### [WHAT YOU WILL DO]
Type out the complete listing below word for word, without its pictures.

### [RECORDED INFORMATION]
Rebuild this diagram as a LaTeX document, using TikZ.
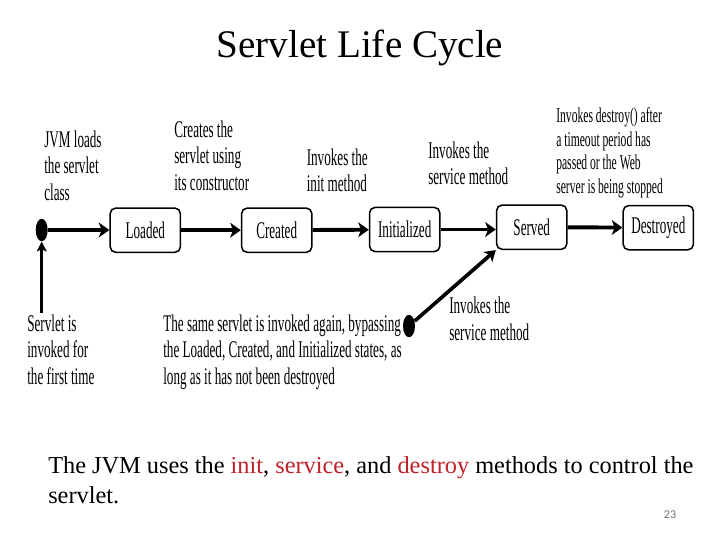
\documentclass[tikz,border=0pt]{standalone}
\usepackage{fontspec}
\setmainfont{Liberation Serif}
\newfontfamily\slimfont[FakeStretch=0.55]{Liberation Serif}
\newfontfamily\pagefont{Carlito}
\usetikzlibrary{arrows.meta,shapes.geometric}
\definecolor{methodred}{RGB}{192,32,40}
\tikzset{
  state/.style={draw, line width=1.1pt, rounded corners=4pt, minimum width=50pt,
    minimum height=31.5pt, inner sep=0pt, font={\slimfont\fontsize{17}{18.8}\selectfont}},
  note/.style={anchor=north west, align=left, inner sep=0pt,
    font={\slimfont\fontsize{17}{18.8}\selectfont}},
  smallnote/.style={note, font={\slimfont\fontsize{15}{17}\selectfont}},
  blob/.style={ellipse, fill=black, draw=none, minimum width=8.5pt, minimum height=16pt, inner sep=0pt},
  flow/.style={line width=2.8pt, -{Stealth[length=7.5pt,width=10.5pt,inset=2pt]}},
}
\begin{document}
\begin{tikzpicture}[x=0.025cm, y=-0.025cm]
\useasboundingbox (0,0) rectangle (720,540);

\node[anchor=base, font=\fontsize{27.8}{33}\selectfont] (title) at (360,57) {Servlet Life Cycle};

\node[state] (loaded) at (145.3,230.2) {Loaded};
\node[state] (created) at (276.7,230.2) {Created};
\node[state] (initialized) at (404.7,229.5) {Initialized};
\node[state] (served) at (531.7,227.2) {Served};
\node[state] (destroyed) at (658.3,227.7) {Destroyed};

\node[blob] (start) at (41.7,230) {};
\node[blob] (again) at (409,326) {};
\coordinate (firstcall) at (41.7,313);

\draw[flow] (start) -- (start -| loaded.west);
\draw[flow] (loaded) -- (created);
\draw[flow] (created) -- (initialized);
\draw[flow] (initialized.east) -- (initialized.east -| served.west);
\draw[flow] (served) -- (destroyed);
\draw[line width=1.8pt, -{Stealth[length=7pt,width=7pt,inset=1.5pt]}] (firstcall) -- (start.south);
\draw[line width=2.6pt, -{Stealth[length=7.5pt,width=9.5pt,inset=2pt]}] (again) -- (served.south west);

\node[note] (jvmloads) at (44,130.5) {JVM loads\\the servlet\\class};
\node[note] (creates) at (174,120.5) {Creates the\\servlet using\\its constructor};
\node[note] (invokesinit) at (306.5,148.5) {Invokes the\\init method};
\node[note] (invokesservice) at (428,141.5) {Invokes the\\service method};
\node[smallnote] (invokesdestroy) at (556,107) {Invokes destroy() after\\a timeout period has\\passed or the Web\\server is being stopped};
\node[note] (firsttime) at (27,314.5) {Servlet is\\invoked for\\the first time};
\node[note] (bypass) at (163,314.5) {The same servlet is invoked again, bypassing\\the Loaded, Created, and Initialized states, as\\long as it has not been destroyed};
\node[note] (serviceagain) at (449,297) {Invokes the\\service method};

\node[anchor=north west, align=left, inner sep=0pt, font=\fontsize{17.3}{21.3}\selectfont] (summary) at (48,456)
  {The JVM uses the \textcolor{methodred}{init}, \textcolor{methodred}{service}, and \textcolor{methodred}{destroy} methods to control the\\servlet.};
\node[font={\pagefont\fontsize{8.5}{10}\selectfont}, text=black!55] (pagenum) at (670,515) {23};
\end{tikzpicture}
\end{document}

### [RESPONSE]
Rebuild this diagram as a LaTeX document, using TikZ.
\documentclass[tikz,border=0pt]{standalone}
\usepackage{fontspec}
\setmainfont{Liberation Serif}
\newfontfamily\slimfont[FakeStretch=0.55]{Liberation Serif}
\newfontfamily\pagefont{Carlito}
\usetikzlibrary{arrows.meta,shapes.geometric}
\definecolor{methodred}{RGB}{192,32,40}
\tikzset{
  state/.style={draw, line width=1.1pt, rounded corners=4pt, minimum width=50pt,
    minimum height=31.5pt, inner sep=0pt, font={\slimfont\fontsize{17}{18.8}\selectfont}},
  note/.style={anchor=north west, align=left, inner sep=0pt,
    font={\slimfont\fontsize{17}{18.8}\selectfont}},
  smallnote/.style={note, font={\slimfont\fontsize{15}{17}\selectfont}},
  blob/.style={ellipse, fill=black, draw=none, minimum width=8.5pt, minimum height=16pt, inner sep=0pt},
  flow/.style={line width=2.8pt, -{Stealth[length=7.5pt,width=10.5pt,inset=2pt]}},
}
\begin{document}
\begin{tikzpicture}[x=0.025cm, y=-0.025cm]
\useasboundingbox (0,0) rectangle (720,540);

\node[anchor=base, font=\fontsize{27.8}{33}\selectfont] (title) at (360,57) {Servlet Life Cycle};

\node[state] (loaded) at (145.3,230.2) {Loaded};
\node[state] (created) at (276.7,230.2) {Created};
\node[state] (initialized) at (404.7,229.5) {Initialized};
\node[state] (served) at (531.7,227.2) {Served};
\node[state] (destroyed) at (658.3,227.7) {Destroyed};

\node[blob] (start) at (41.7,230) {};
\node[blob] (again) at (409,326) {};
\coordinate (firstcall) at (41.7,313);

\draw[flow] (start) -- (start -| loaded.west);
\draw[flow] (loaded) -- (created);
\draw[flow] (created) -- (initialized);
\draw[flow] (initialized.east) -- (initialized.east -| served.west);
\draw[flow] (served) -- (destroyed);
\draw[line width=1.8pt, -{Stealth[length=7pt,width=7pt,inset=1.5pt]}] (firstcall) -- (start.south);
\draw[line width=2.6pt, -{Stealth[length=7.5pt,width=9.5pt,inset=2pt]}] (again) -- (served.south west);

\node[note] (jvmloads) at (44,130.5) {JVM loads\\the servlet\\class};
\node[note] (creates) at (174,120.5) {Creates the\\servlet using\\its constructor};
\node[note] (invokesinit) at (306.5,148.5) {Invokes the\\init method};
\node[note] (invokesservice) at (428,141.5) {Invokes the\\service method};
\node[smallnote] (invokesdestroy) at (556,107) {Invokes destroy() after\\a timeout period has\\passed or the Web\\server is being stopped};
\node[note] (firsttime) at (27,314.5) {Servlet is\\invoked for\\the first time};
\node[note] (bypass) at (163,314.5) {The same servlet is invoked again, bypassing\\the Loaded, Created, and Initialized states, as\\long as it has not been destroyed};
\node[note] (serviceagain) at (449,297) {Invokes the\\service method};

\node[anchor=north west, align=left, inner sep=0pt, font=\fontsize{17.3}{21.3}\selectfont] (summary) at (48,456)
  {The JVM uses the \textcolor{methodred}{init}, \textcolor{methodred}{service}, and \textcolor{methodred}{destroy} methods to control the\\servlet.};
\node[font={\pagefont\fontsize{8.5}{10}\selectfont}, text=black!55] (pagenum) at (670,515) {23};
\end{tikzpicture}
\end{document}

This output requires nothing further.